To disable remote printing again, choose ‘None (printing disabled)’ from the printer selection list. This is the default state.
4.4 The Keyboard panel
The Keyboard configuration panel allows you to control the behaviour of the keyboard in PuTTY. The correct state for many of these settings depends on what the server to which PuTTY is connecting expects. With a Unix server, this is likely to depend on the termcap or terminfo entry it uses, which in turn is likely to be controlled by the ‘Terminal-type string’ setting in the Connection panel; see
section 4.14.3
for details. If none of the settings here seems to help, you may find
question A.7.15
to be useful.
4.4.1 Changing the action of the Backspace key
Some terminals believe that the Backspace key should send the same thing to the server as Control-H (ASCII code 8). Other terminals believe that the Backspace key should send ASCII code 127 (usually known as Control-?) so that it can be distinguished from Control-H. This option allows you to choose which code PuTTY generates when you press Backspace.

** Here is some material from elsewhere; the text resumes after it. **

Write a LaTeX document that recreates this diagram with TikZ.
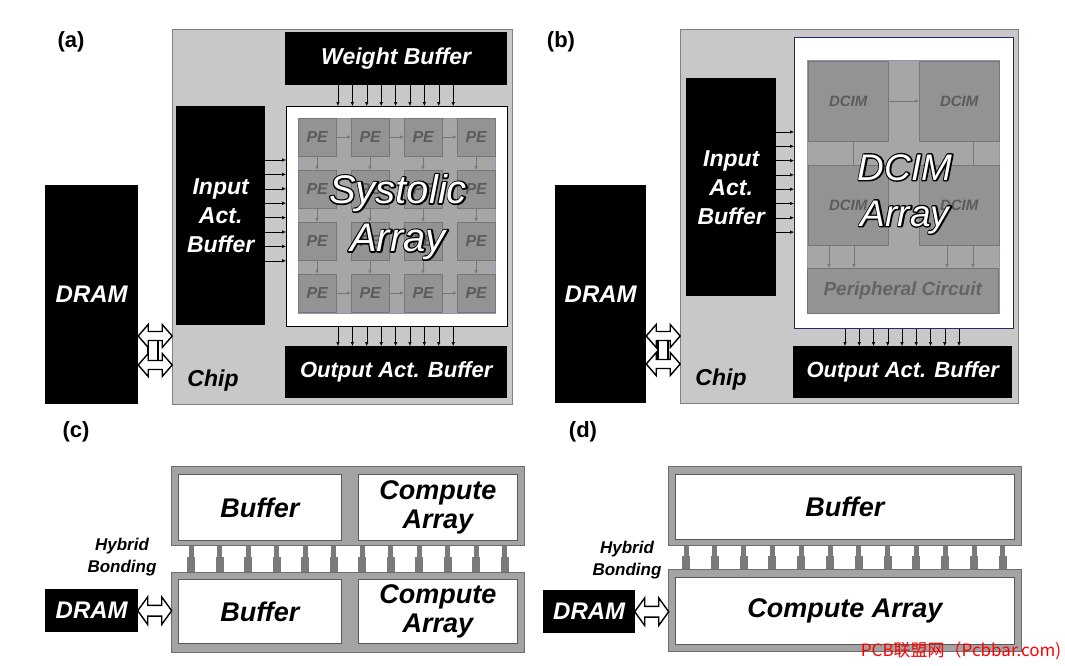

If you are connecting over SSH, PuTTY by default tells the server the value of this option (see
section 4.23.2
), so you may find that
the Backspace key does the right thing either way. Similarly, if you are connecting to a Unix system, you will probably find that the Unix stty command lets you configure which the server expects to see, so again you might not need to change which one PuTTY generates. On other systems, the server's expectation might be fixed and you might have no choice but to configure PuTTY.
If you do have the choice, we recommend configuring PuTTY to generate Control-? and configuring the server to expect it, because that allows applications such as emacs to use Control-H for help.
(Typing Shift-Backspace will cause PuTTY to send whichever code isn't configured here as the default.)
4.4.2 Changing the action of the Home and End keys
The Unix terminal emulator rxvt disagrees with the rest of the world about what character sequences should be sent to the server by the Home and End keys.
xterm, and other terminals, send ESC [1~ for the Home key, and ESC [4~ for the End key. rxvt sends ESC [H for the Home key and ESC [Ow for the End key.
If you find an application on which the Home and End keys aren't working, you could try switching this option to see if it helps.